How do I report and pay dividend tax?
If your dividends are within the £500 allowance, there is nothing to report. Above that, you usually report dividend income through Self Assessment and pay any tax due by 31 January following the tax year. If your only untaxed income is modest dividends, HMRC may instead collect the tax by adjusting your PAYE tax code. Keep dividend vouchers as records.
Understanding UK Dividend Tax
Dividend tax is how the UK taxes income from company shares — whether you own a few shares in a listed company or you are a director drawing profit from your own limited company. It works differently from income tax on a salary, with its own rates and a separate allowance, and understanding the mechanics is essential for anyone planning how to take money out of a business tax-efficiently.
How dividends are taxed
Dividends sit on top of all your other income. First, your salary and other earnings use up the personal allowance and fill the basic and higher-rate bands. Dividends are then taxed at dividend rates according to which band they fall into: 8.75% for any portion in the basic-rate band, 33.75% in the higher-rate band, and 39.35% in the additional-rate band. The first £500 of dividends (2025/26) is covered by the dividend allowance and taxed at 0% — though it still consumes band space.
The shrinking dividend allowance
The dividend allowance has been cut dramatically: £5,000 when introduced in 2016, down to £2,000, then £1,000, and now just £500. Each cut has pulled more small investors and directors into paying dividend tax. For a basic-rate taxpayer the change from a £2,000 to a £500 allowance means up to around £131 more tax a year; for higher-rate payers, considerably more. It makes using ISAs (where dividends are tax-free) more attractive than ever for share investors.
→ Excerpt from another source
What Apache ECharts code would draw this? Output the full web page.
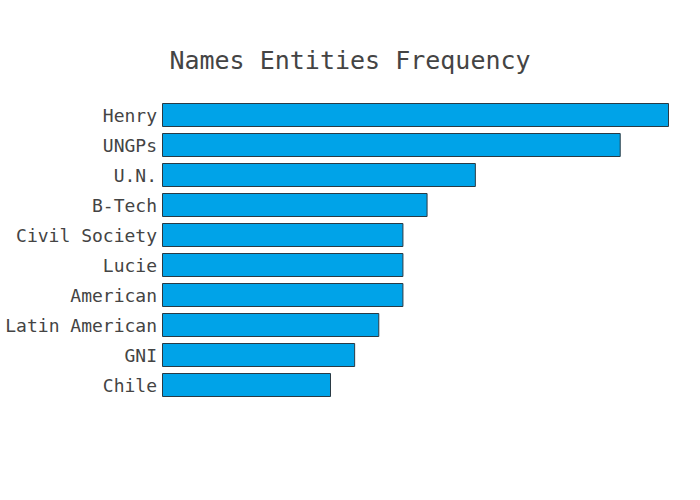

Why directors use salary plus dividends
Owner-directors of limited companies typically pay themselves a modest salary plus dividends. The salary — often set around the personal allowance or the NI threshold — is a deductible business expense and preserves entitlement to the state pension. Dividends are then drawn from post-tax profit. The appeal is that dividends carry no National Insurance and are taxed at lower headline rates than salary. However, because dividends come out of profit that has already paid corporation tax, the combined picture is more nuanced than the headline rates suggest, and the optimal split shifts with corporation-tax changes.
No National Insurance — the key difference
The single biggest distinction between dividends and salary is National Insurance. Salary attracts both income tax and employee (and employer) NI; dividends attract neither. This is why a director taking £50,000 as dividends keeps more than one taking £50,000 as salary — but it also means dividends build no NI contribution record, so a small salary at or above the Lower Earnings Limit is usually retained to protect state-pension and benefit entitlement.
Reporting and planning
Dividends within the £500 allowance need no reporting. Above it, you generally declare them through Self Assessment and pay by 31 January after the tax year, although HMRC can sometimes collect modest amounts through your tax code. Good planning means timing dividends across tax years to stay within lower bands where possible, making full use of ISA allowances for share investments, and modelling the salary/dividend mix each year. This calculator gives you the band-by-band breakdown that planning depends on — but for a tailored strategy, an accountant is well worth the fee.